Dates as Text make Date Arithmetic Painful
When you have dates in a computer, there is clever code, already written, that can do things like add and subtract dates, or find ranges of dates. Etc. Text, not so much. Can dates in text form be stuffed into these functions anyway? Yes. Would you have to check that all the values cast to dates correctly? Yes. Annoying? Absolutely.
Dates as Text Cause Intractable Performance Problems Because of Sorting and Type Mismatch
Dates in a system like the one we use are not decoration – they are keys, they are vital search criteria, they are important. They might, for example, need to be in partition functions. And they need to be fast. Consider how your hapless DBA would index a column of date strings. Of course, the pain could be reduced some by, at minimum, using a string format that sorts, like ‘yyyy-mm-dd’. Just imagine how ‘yyyy-mmm-dd’ sorts. Or ‘m/d/yyyy’ (shudder).
Still, when a T-SQL statement comes in to the server, and the optimizer has to examine it, make a plan, and fetch data, there’s a whole minefield of issues with type casting.

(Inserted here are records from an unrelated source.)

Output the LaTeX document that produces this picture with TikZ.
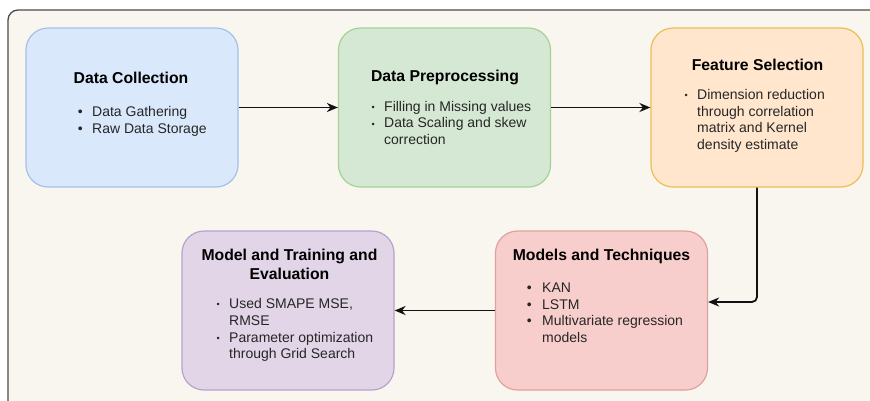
\documentclass[tikz,border=0pt]{standalone}
\usepackage{fontspec}
\setmainfont{Liberation Sans}
\usepackage{graphicx}
\usetikzlibrary{arrows.meta}
\definecolor{bgfill}{HTML}{F8F6EF}
\definecolor{bgline}{HTML}{4A4A4A}
\definecolor{bluef}{HTML}{DAE8FC}\definecolor{bluel}{HTML}{A4C0E8}
\definecolor{greenf}{HTML}{D5E8D4}\definecolor{greenl}{HTML}{A5D295}
\definecolor{orangef}{HTML}{FFE6CC}\definecolor{orangel}{HTML}{EDBE55}
\definecolor{purplef}{HTML}{E1D5E7}\definecolor{purplel}{HTML}{B8A2CC}
\definecolor{redf}{HTML}{F8CECC}\definecolor{redl}{HTML}{E0A0A0}
\definecolor{bodyc}{HTML}{262626}
\newcommand\bigb[1]{\llap{\textbullet\hspace{#1pt}}}
\newcommand\smb[1]{\llap{\raisebox{0.6pt}{\scalebox{0.65}{\textbullet}}\hspace{#1pt}}}
\begin{document}
\begin{tikzpicture}[x=1pt,y=-1pt,
  bgframe/.style={fill=bgfill,draw=bgline,line width=1.3pt,rounded corners=10pt},
  stage/.style={rounded corners=22pt,line width=1.2pt,minimum width=212pt,minimum height=159pt,inner sep=0pt},
  title/.style={font=\fontsize{15.75}{19}\selectfont\bfseries,text=black,inner sep=0pt,anchor=base},
  body/.style={font=\fontsize{14}{16.7}\selectfont,text=bodyc,inner sep=0pt,anchor=base west},
  flow/.style={line width=1.8pt,draw=black!93,-{Stealth[length=11pt,width=9pt,inset=3.5pt]}}]
\useasboundingbox (0,0) rectangle (870,400);
\fill[white] (0,0) rectangle (870,400);
\begin{scope}
\clip (0,0) rectangle (870,400);
\draw[bgframe] (8,10) rectangle (900,430);
\end{scope}

% stage boxes
\node[stage,fill=bluef,draw=bluel] (dc) at (132,107.5) {};
\node[stage,fill=greenf,draw=greenl] (dp) at (444.5,107.5) {};
\node[stage,fill=orangef,draw=orangel] (fs) at (757,107.5) {};
\node[stage,fill=purplef,draw=purplel] (me) at (288,310.5) {};
\node[stage,fill=redf,draw=redl] (mt) at (601.5,310.5) {};

% Data Collection
\node[title] (dct) at (131,83) {Data Collection};
\node[body] (dc1) at (92,116.7) {\bigb{9.5}Data Gathering};
\node[body] (dc2) at (92,133.4) {\bigb{9.5}Raw Data Storage};

% Data Preprocessing
\node[title] (dpt) at (445,81.7) {Data Preprocessing};
\node[body] (dp1) at (384,111) {\smb{9.3}Filling in Missing values};
\node[body] (dp2) at (384,127.7) {\smb{9.3}Data Scaling and skew};
\node[body] (dp3) at (384,144.4) {correction};

% Feature Selection
\node[title] (fst) at (757.5,70) {Feature Selection};
\node[body] (fs1) at (697,99.3) {\smb{9.3}Dimension reduction};
\node[body] (fs2) at (697,116) {through correlation};
\node[body] (fs3) at (697,132.7) {matrix and Kernel};
\node[body] (fs4) at (697,149.4) {density estimate};

% Model and Training and Evaluation
\node[title] (met1) at (289.5,260) {Model and Training and};
\node[title] (met2) at (289.5,279.3) {Evaluation};
\node[body] (me1) at (229,308.5) {\smb{9.3}Used SMAPE MSE,};
\node[body] (me2) at (229,325) {RMSE};
\node[body] (me3) at (229,342.2) {\smb{9.3}Parameter optimization};
\node[body] (me4) at (229,358.9) {through Grid Search};

% Models and Techniques
\node[title] (mtt) at (601.5,260) {Models and Techniques};
\node[body] (mt1) at (542,292.3) {\bigb{10.5}KAN};
\node[body] (mt2) at (542,309.1) {\bigb{10.5}LSTM};
\node[body] (mt3) at (542,325.9) {\bigb{10.5}Multivariate regression};
\node[body] (mt4) at (542,342.6) {models};

% connectors
\draw[flow] (dc.east) -- (dp.west);
\draw[flow] (dp.east) -- (fs.west);
\coordinate (mtin) at ([yshift=8.5pt]mt.east);
\draw[flow,rounded corners=5pt] (fs.south) |- (mtin);
\draw[flow] (mt.west) -- (me.east);
\end{tikzpicture}
\end{document}
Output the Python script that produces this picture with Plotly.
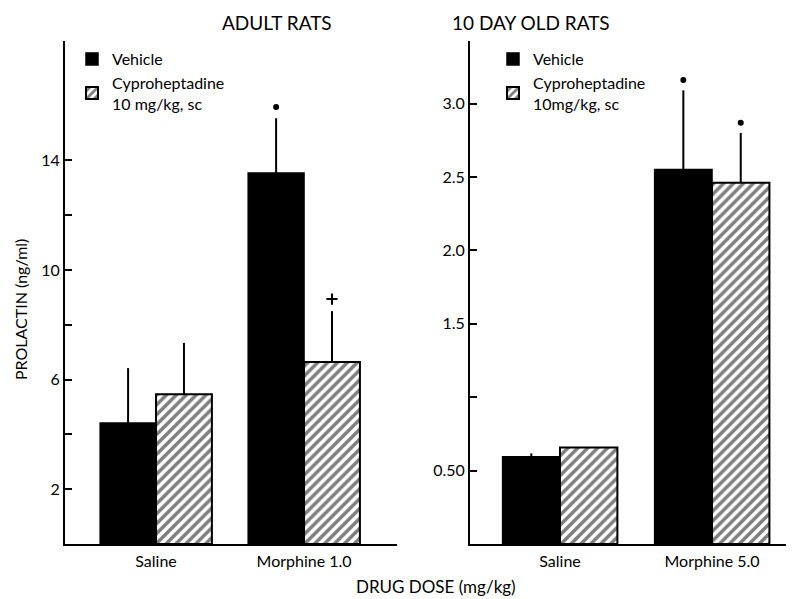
import plotly.graph_objects as go

# ---- data ----
adult_categories = ["Saline", "Morphine 1.0"]
adult_vehicle = [4.42, 13.54]
adult_vehicle_err = [2.0, 2.0]
adult_cypro = [5.47, 6.64]
adult_cypro_err = [1.87, 1.86]
adult_vehicle_sig = [None, 15.95]
adult_cypro_sig = [None, 8.94]

infant_categories = ["Saline", "Morphine 5.0"]
infant_vehicle = [0.595, 2.55]
infant_vehicle_err = [0.022, 0.54]
infant_cypro = [0.657, 2.46]
infant_cypro_err = [0.0, 0.34]
infant_vehicle_sig = [None, 3.16]
infant_cypro_sig = [None, 2.87]

adult_tickvals = [2, 4, 6, 8, 10, 12, 14]
adult_ticktext = ["2", "", "6", "", "10", "", "14"]
infant_tickvals = [0.5, 1.0, 1.5, 2.0, 2.5, 3.0]
infant_ticktext = ["0.50", "", "1.5", "2.0", "2.5", "3.0"]

FONT = "Lato"
W, H = 794, 599
OFF = 8  # page body margin


def px(x):
    return (x - OFF) / W


def py(y):
    return 1 - (y - OFF) / H


fig = go.Figure()


def add_panel(xa, ya, cats, veh, veh_err, cyp, cyp_err, veh_sig, cyp_sig,
              sig_symbol, sig_size, sig_line, legend, cyp_label):
    fig.add_trace(go.Bar(
        x=cats, y=veh, name="Vehicle", xaxis=xa, yaxis=ya, legend=legend,
        offsetgroup="veh",
        marker=dict(color="black", line=dict(color="black", width=1.5)),
        error_y=dict(type="data", array=veh_err, arrayminus=[0] * len(veh_err),
                     symmetric=False, width=0, thickness=2, color="black"),
    ))
    fig.add_trace(go.Bar(
        x=cats, y=cyp, name=cyp_label, xaxis=xa, yaxis=ya, legend=legend,
        offsetgroup="cyp",
        marker=dict(color="white", line=dict(color="black", width=2),
                    pattern=dict(shape="/", fgcolor="black", bgcolor="white",
                                 size=7, solidity=0.5)),
        error_y=dict(type="data", array=cyp_err, arrayminus=[0] * len(cyp_err),
                     symmetric=False, width=0, thickness=2, color="black"),
    ))
    fig.add_trace(go.Scatter(
        x=cats, y=veh_sig, mode="markers", xaxis=xa, yaxis=ya, showlegend=False,
        offsetgroup="veh",
        marker=dict(symbol="circle", size=6, color="black"),
    ))
    fig.add_trace(go.Scatter(
        x=cats, y=cyp_sig, mode="markers", xaxis=xa, yaxis=ya, showlegend=False,
        offsetgroup="cyp",
        marker=dict(symbol=sig_symbol, size=sig_size, color="black",
                    line=dict(color="black", width=sig_line)),
    ))


add_panel("x", "y", adult_categories, adult_vehicle, adult_vehicle_err,
          adult_cypro, adult_cypro_err, adult_vehicle_sig, adult_cypro_sig,
          "cross-thin", 8, 2, "legend", "Cyproheptadine<br>10 mg/kg, sc")
add_panel("x2", "y2", infant_categories, infant_vehicle, infant_vehicle_err,
          infant_cypro, infant_cypro_err, infant_vehicle_sig, infant_cypro_sig,
          "circle", 6, 0, "legend2", "Cyproheptadine<br>10mg/kg, sc")

ydom = [py(544), py(41)]
axis_common = dict(showline=True, linecolor="black", linewidth=2, showgrid=False,
                   zeroline=False, tickfont=dict(family=FONT, size=16, color="black"))

fig.update_layout(
    width=W, height=H, autosize=False,
    margin=dict(l=0, r=0, t=0, b=0),
    paper_bgcolor="white", plot_bgcolor="white",
    barmode="group", bargap=0.245, bargroupgap=0, scattermode="group",
    font=dict(family=FONT, color="black"),
    xaxis=dict(domain=[px(65), px(397)], range=[-0.615, 1.628], anchor="y",
               ticks="", ticklabelstandoff=2, **axis_common),
    yaxis=dict(domain=ydom, range=[0, 18.36], anchor="x", ticks="inside",
               ticklen=7, tickwidth=2, tickcolor="black",
               tickvals=adult_tickvals, ticktext=adult_ticktext, **axis_common),
    xaxis2=dict(domain=[px(470), px(792)], range=[-0.592, 1.526], anchor="y2",
                ticks="", ticklabelstandoff=2, **axis_common),
    yaxis2=dict(domain=ydom, range=[0, 3.426], anchor="x2", ticks="inside",
                ticklen=7, tickwidth=2, tickcolor="black",
                tickvals=infant_tickvals, ticktext=infant_ticktext, **axis_common),
    legend=dict(x=px(72), y=py(42), xanchor="left", yanchor="top",
                bgcolor="rgba(0,0,0,0)", font=dict(family=FONT, size=16),
                tracegroupgap=14),
    legend2=dict(x=px(493), y=py(42), xanchor="left", yanchor="top",
                 bgcolor="rgba(0,0,0,0)", font=dict(family=FONT, size=16),
                 tracegroupgap=14),
    annotations=[
        dict(text="ADULT RATS", x=px(220), y=py(22), xref="paper", yref="paper",
             yanchor="middle", showarrow=False, font=dict(family=FONT, size=19)),
        dict(text="10 DAY OLD RATS", x=px(612), y=py(22), xref="paper", yref="paper",
             yanchor="middle", showarrow=False, font=dict(family=FONT, size=19)),
        dict(text="PROLACTIN (ng/ml)", x=px(20), y=py(310), xref="paper", yref="paper",
             xanchor="center", yanchor="middle",
             showarrow=False, textangle=-90, font=dict(family=FONT, size=16)),
        dict(text="DRUG DOSE (mg/kg)", x=px(436), y=py(586), xref="paper", yref="paper",
             yanchor="middle", showarrow=False, font=dict(family=FONT, size=17)),
    ],
)

fig.write_html("out.html")
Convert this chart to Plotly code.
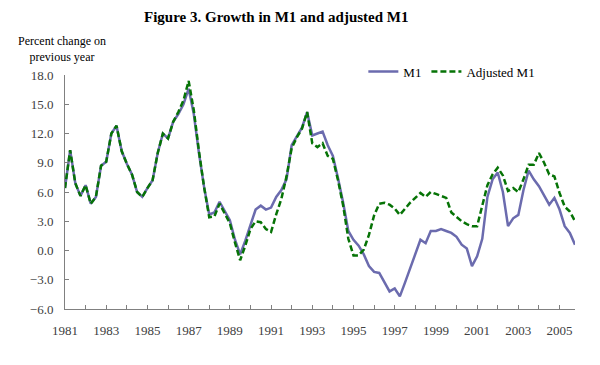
import numpy as np
import plotly.graph_objects as go

# Quarterly growth, percent change on previous year, 1981Q1 - 2005Q4.
start_year = 1981
m1 = [6.4, 10.3, 6.9, 5.6, 6.7, 4.8, 5.5, 8.7, 9.1, 12.0,
      12.8, 10.2, 8.9, 7.8, 6.0, 5.5, 6.4, 7.2, 10.0, 12.0,
      11.5, 13.2, 14.0, 15.0, 16.6, 14.0, 10.0, 6.5, 3.7, 3.9,
      5.0, 4.0, 3.1, 1.1, -0.4, 1.0, 2.7, 4.2, 4.6, 4.2,
      4.4, 5.5, 6.2, 7.3, 10.8, 11.7, 12.6, 14.2, 11.8, 12.0,
      12.2, 10.8, 9.7, 7.4, 4.9, 2.0, 1.1, 0.5, -0.4, -1.6,
      -2.2, -2.3, -3.3, -4.2, -3.9, -4.7, -3.3, -1.8, -0.4, 1.1,
      0.75, 2.0, 2.0, 2.2, 2.0, 1.8, 1.4, 0.6, 0.2, -1.6,
      -0.6, 1.2, 5.5, 7.3, 8.0, 6.0, 2.5, 3.3, 3.65, 6.2,
      8.2, 7.3, 6.6, 5.6, 4.7, 5.4, 4.2, 2.5, 1.8, 0.6]
adjusted_m1 = [6.4, 10.3, 6.9, 5.6, 6.7, 4.8, 5.5, 8.7, 9.1, 12.0,
               12.8, 10.2, 8.9, 7.8, 6.0, 5.5, 6.4, 7.2, 10.0, 12.0,
               11.5, 13.2, 14.2, 15.4, 17.4, 14.4, 10.2, 6.5, 3.4, 3.5,
               4.8, 3.8, 2.8, 0.8, -1.0, 0.5, 2.2, 3.0, 2.9, 2.2,
               1.9, 3.7, 5.3, 7.6, 10.5, 11.6, 12.5, 14.2, 11.0, 10.6,
               11.0, 9.7, 9.4, 7.2, 4.6, 1.2, -0.5, -0.5, 0.1, 1.6,
               3.6, 4.8, 4.9, 4.7, 4.3, 3.65, 4.3, 4.9, 5.4, 5.9,
               5.5, 6.0, 5.8, 5.6, 5.4, 3.9, 3.4, 3.0, 2.7, 2.5,
               2.5, 4.5, 6.7, 7.8, 8.5, 7.7, 6.1, 6.4, 6.0, 7.3,
               8.8, 8.8, 10.0, 9.0, 7.8, 7.6, 5.9, 4.5, 4.0, 3.0]
years = list(range(1981, 2006))
year_labels = [str(y) if (y - 1981) % 2 == 0 else '' for y in years]

quarters = start_year + np.arange(len(m1)) / 4

serif = 'Liberation Serif, Times New Roman, serif'

fig = go.Figure()
fig.add_trace(go.Scatter(x=quarters, y=m1, name='M1', mode='lines',
                         line=dict(color='#6B6BAE', width=2.5)))
fig.add_trace(go.Scatter(x=quarters, y=adjusted_m1, name='Adjusted M1',
                         mode='lines',
                         line=dict(color='#067306', width=2.5, dash='6px,3px')))

fig.update_layout(
    width=600, height=365,
    margin=dict(l=65, r=25, t=75, b=56, autoexpand=False),
    paper_bgcolor='white', plot_bgcolor='white',
    font=dict(family=serif, size=13, color='#404040'),
    legend=dict(orientation='h', x=0.585, y=1.015, xanchor='left',
                yanchor='middle', font=dict(family=serif, size=13, color='black'),
                bgcolor='rgba(0,0,0,0)', itemwidth=30, tracegroupgap=0),
    showlegend=True,
)
# Title as an annotation so it sits exactly where the original has it.
fig.add_annotation(text='<b>Figure 3. Growth in M1 and adjusted M1</b>',
                   xref='paper', yref='paper', x=0.414, y=1.248,
                   xanchor='center', yanchor='middle', showarrow=False,
                   font=dict(family=serif, size=15, color='black'))
fig.add_annotation(text='Percent change on<br>previous year', xref='paper',
                   yref='paper', x=-0.006, y=1.11, xanchor='center',
                   yanchor='middle', showarrow=False, align='center',
                   font=dict(family=serif, size=12, color='black'))

fig.update_xaxes(range=[start_year, start_year + (len(m1) - 1) / 4],
                 tickvals=years, ticktext=year_labels,
                 ticks='inside', ticklen=4, tickcolor='#808080',
                 showline=True, linecolor='#808080', linewidth=1,
                 showgrid=False, zeroline=False, ticklabelstandoff=9)
fig.update_yaxes(range=[-6, 18], dtick=3, tick0=0, tickformat='.1f',
                 ticks='inside', ticklen=4, tickcolor='#808080',
                 showline=True, linecolor='#808080', linewidth=1,
                 showgrid=False, zeroline=False, ticklabelstandoff=8)

# Drop the default page margin so the figure starts at the window corner.
fig.write_html('out.html', config={'displayModeBar': False},
               post_script="document.body.style.margin='0';")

For example, if the app sends in a query that has a real date type parameter, and the server is faced with locating that value in an index containing text strings, is it reasonable to expect that to work? I don’t think it is, in the long term. Sure, it might be possible to stay on top of this issue and ensure that every single incoming query has the same date-string format as the stored data, but why set yourself up for such pain and suffering? The right way is so easy, and the wrong way is so hard.
It’s Tomorrow Somewhere
Anyway, I think the sun is up in New York now. I feel a little better, and at least I’ve passed some time. On the other hand, to me these issues are like a bad song played over and over again, which we never seem to be rid of. Why is that?
We’ll make this system work anyway. Afterward, I will try not to look at it too hard, or too often, because it makes my eyes hurt. But it’s all in a day’s work.